Intervention de Julien Bargeton

Réunion du 16 janvier 2019 à 14h30
Solidarité intergénérationnelle — Débat organisé à la demande de la délégation sénatoriale à la prospective

Photo de Julien BargetonJulien Bargeton :

Monsieur le président, madame la secrétaire d’État, mes chers collègues, je tiens d’abord à remercier ma collègue Nadia Sollogoub pour sa présentation de notre rapport. Je voudrais pour ma part mettre quelques faits en avant afin d’engager le débat.

Une militante suédoise de quinze ans, lors de la COP24, a impressionné tout le monde en affirmant que nous étions à court d’excuses ; figure des jeunes générations, elle insiste sur l’urgence écologique. Cette urgence ne figure pas entièrement dans notre rapport, mais nous y évoquons les différences d’approche entre générations.

Mon second exemple est un clin d’œil qui n’est pas seulement ironique. Un Néerlandais de soixante-neuf ans a demandé à pouvoir avoir vingt ans de moins à l’état civil. §Il a perdu, cela lui a été refusé. Pourtant, au-delà de l’anecdote, peut-être faut-il y voir un signe des difficultés et du manque de considération dont peuvent souffrir les aînés dans le monde occidental. C’est donc aussi un appel à la solidarité intergénérationnelle.

Nous soulignons un autre élément dans notre rapport : l’idée du déclassement entre les générations. Un baromètre du CEVIPOF, le Centre de recherches politiques de Sciences Po, souvent cité, montre que 58 % des Français interrogés pensent que leurs enfants auront moins de chances de réussir qu’eux-mêmes. Cette proportion doit nous interpeller, car elle reste très haute, même si elle est en baisse : elle s’élevait à 72 % les années précédentes. Il existe un sentiment de glissement entre les générations, une crainte que nos enfants aillent moins bien que nous, à rebours de l’idée de progrès, socle des grandes démocraties.

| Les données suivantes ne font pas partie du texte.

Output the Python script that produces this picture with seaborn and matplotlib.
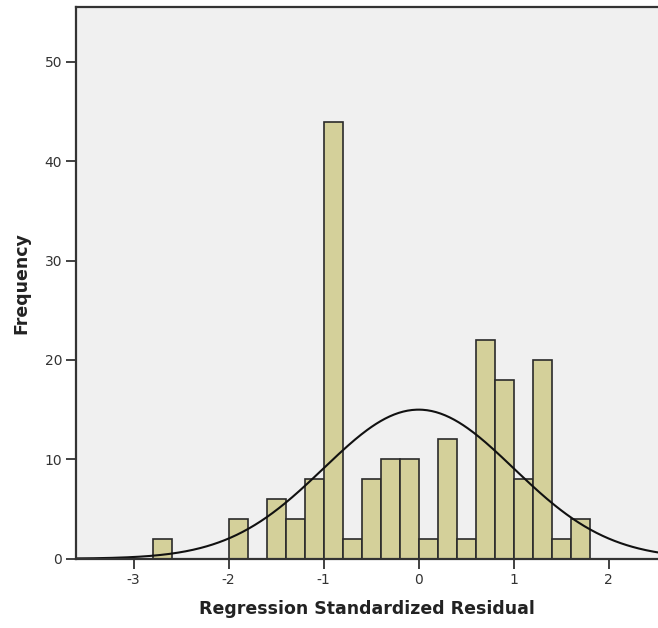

Nous avons pu le constater récemment avec le mouvement des gilets jaunes qui a été assez peu abordé sous l’angle générationnel. Pour autant, j’estime – tout le monde, peut-être, ne sera pas d’accord – que cet aspect est bien présent. Les générations actuelles héritent d’un aménagement du territoire auquel elles n’ont pas participé, et qui engendre certains phénomènes, en particulier la concentration des emplois et des activités dans les métropoles, où certains jeunes actifs ont du mal à se rendre, du fait notamment du coût toujours croissant de l’essence et du gazole, à l’origine de ce mouvement.

Les jeunes générations ont hérité d’une organisation nouvelle du territoire qui ne les convainc plus, qui ne leur convient plus ; cela aussi explique ce sentiment de déclassement d’une génération par rapport à l’autre. Cette évolution des territoires est un élément extrêmement présent en filigrane dans notre rapport, mais aussi, même si cet angle n’a pas été le plus souvent retenu, dans la crise actuelle.

Il faut que le Sénat mette ce rapport au service du grand débat national qui s’ouvre ; il est l’une des pierres qui pourront bâtir cet édifice. Certaines de nos propositions – je ne vous les rappelle pas, vous avez pu les lire – pourront être utiles. Le Sénat est parfois vu, à tort ou à raison, comme trop déconnecté des nouvelles générations, de la génération smartphone. Ce rapport montre que nous avons des propositions à faire pour être parfaitement connectés avec ces préoccupations. C’est aussi une occasion de travailler de façon différente. On a vu la place des réseaux sociaux dans ce mouvement. Il faudra que, à terme, nous apprenions à faire mieux interagir nos rapports avec les citoyens, que nous les faisions participer à leur rédaction, que nous leur permettions de poser des questions, mais sans anonymat. Finalement, il s’agit de construire ensemble, entre les assemblées et les citoyens, des sujets qui, comme ce rapport, interpellent l’avenir.

Voilà l’optique dans laquelle j’aborde ce sujet : il n’y a pas de solidarité entre générations s’il n’y a pas de solidité de notre pacte politique.